Every image in this article is generated. John is an emergent fictional character from an image-model continuity experiment, not a real person.

The Strange Moment

The first long run had a beautifully mundane objective. John needed to notice a reminder, take a backyard photo, send it, and prepare to leave the house.

That is the right kind of task for this experiment because nothing in it is dramatic. It is all continuity glue. Phone appears. Message is read. Door opens. Room changes. Photo gets taken. The phone goes away. The character keeps the same clothes, the same body, the same relationship to the house, and the same general commitment to not making this more interesting than it has to be.

For a while, the run did better than it had any right to. John moved through the garage, the hallway, the entry, and the yard. The frame analysis kept finding small mismatches, but the world held together enough that I started trusting it. This is always how the trap works. The system gives you forty frames of plausible domestic behavior, and suddenly you are emotionally invested in whether a generated man remembered to lock the door.

Then the task chain was basically done. The pending steps were gone. The harness had loop guards telling it not to retake the same photo and not to resend the same message. Instead of restarting the completed work, it chose a wrap-up action.

John walked away.

Generated image of John walking alone down a wet suburban sidewalk at night.
Exploration 00, frame 0128. John keeps walking forward on the wet, lamp-lit sidewalk after the original task chain has completed.

What the System Was Trying to Do

The harness was trying to avoid the most obvious failure: looping. Earlier versions of this kind of experiment love to re-open the same phone, retake the same photo, re-check the same door, and generally behave like a person trapped in a suburban productivity app.

So the loop guards were doing their job. The run knew the photo had been handled. It knew the message had been sent. It knew the phone should not be reopened without a reason. It knew the next action should move forward from the current state rather than restart the chain.

That sounds like success. It kind of is success.

The problem is that “move forward” is not the same thing as “end the scene.” The harness had been designed to keep exploring, so the world obliged. Once the household task lost its grip, John became a walking continuity token. The system still needed a next frame, and the most available next frame was a man continuing down a public sidewalk beside a quiet street.

Run note: The final task memory says completed steps are done and pending steps are empty. The current objective becomes: continue forward from the sidewalk without restarting completed tasks.

What Broke

The break is subtle because the image is not obviously broken. John is not duplicated. His hoodie and cap mostly hold. The sidewalk exists. The road exists. The wet pavement reflects the streetlights in a way that feels annoyingly convincing.

What broke is narrative ownership. The system no longer had a meaningful contract for why John should be doing anything. It had only local plausibility. And local plausibility is enough to keep a body moving.
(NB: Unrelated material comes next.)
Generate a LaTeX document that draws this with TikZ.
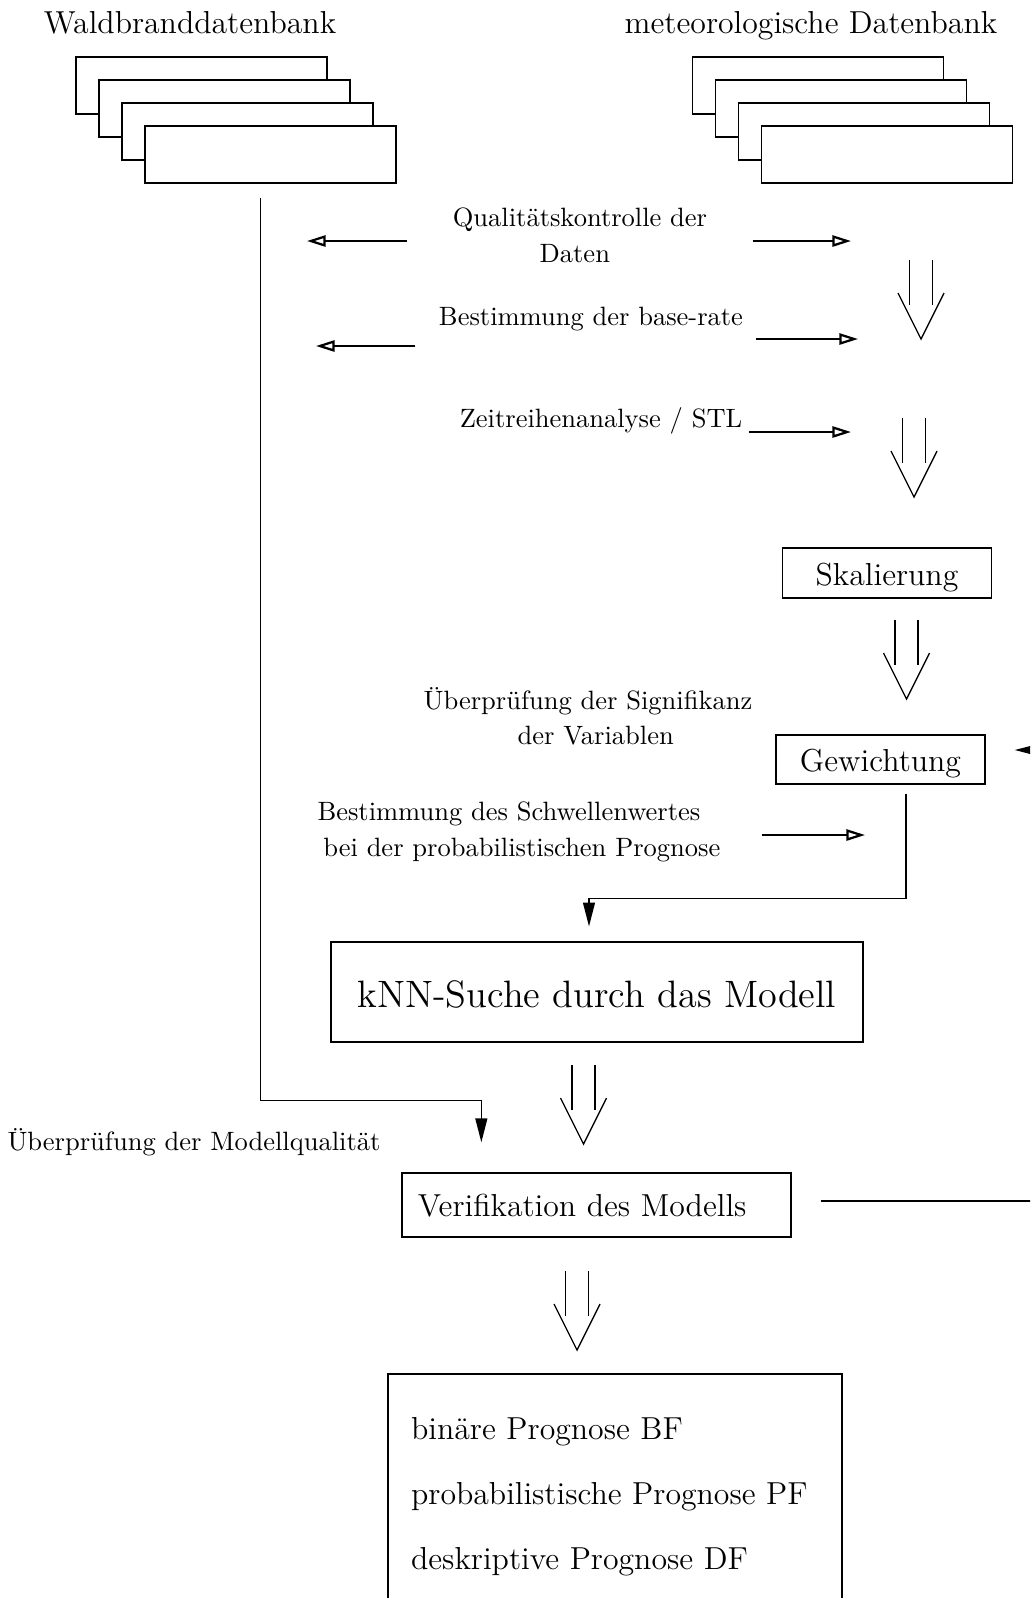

This is one of the stranger failure modes in generated worlds. A bad frame is easy to reject. A hand has seven fingers, a truck becomes a refrigerator, the garage door teleports into the kitchen, fine, throw it out. But a plausible frame with an empty reason is harder. It looks like story, but it is really inertia.

That matters because virtual worlds need stopping rules. They need not only “what can happen next?” but also “why is this still the same episode?” Without that boundary, the model can turn task completion into wandering, and wandering can look meaningful simply because the camera keeps following.

Why It Is Interesting

Humans are very good at reading intention into a scene. A man walking down a wet sidewalk at night feels like a plot hook. Where is he going? What happened at home? Why is he alone? Did the HOA finally win?

The harness did not know any of that. It had a world state, an actor, a location, and the need to continue. The model filled in the most available next beat with the quiet confidence of a system that has seen millions of images of people going somewhere.

That is useful. It shows that the model can maintain visual and spatial coherence beyond the initial task, but it also shows that coherence does not equal purpose. The world can keep walking after the reason is gone.

Next Harness Change

The next version needs an episode boundary. When pending steps are empty, the harness should choose from a smaller set of explicit wrap-up outcomes: stop, return home, close the scene, ask for a new objective, or mark the run complete.

Exploration is still allowed, but it should be an explicit mode, not the accidental afterlife of a completed errand. Otherwise every finished task becomes a sidewalk, and every sidewalk becomes a story the system did not actually decide to tell.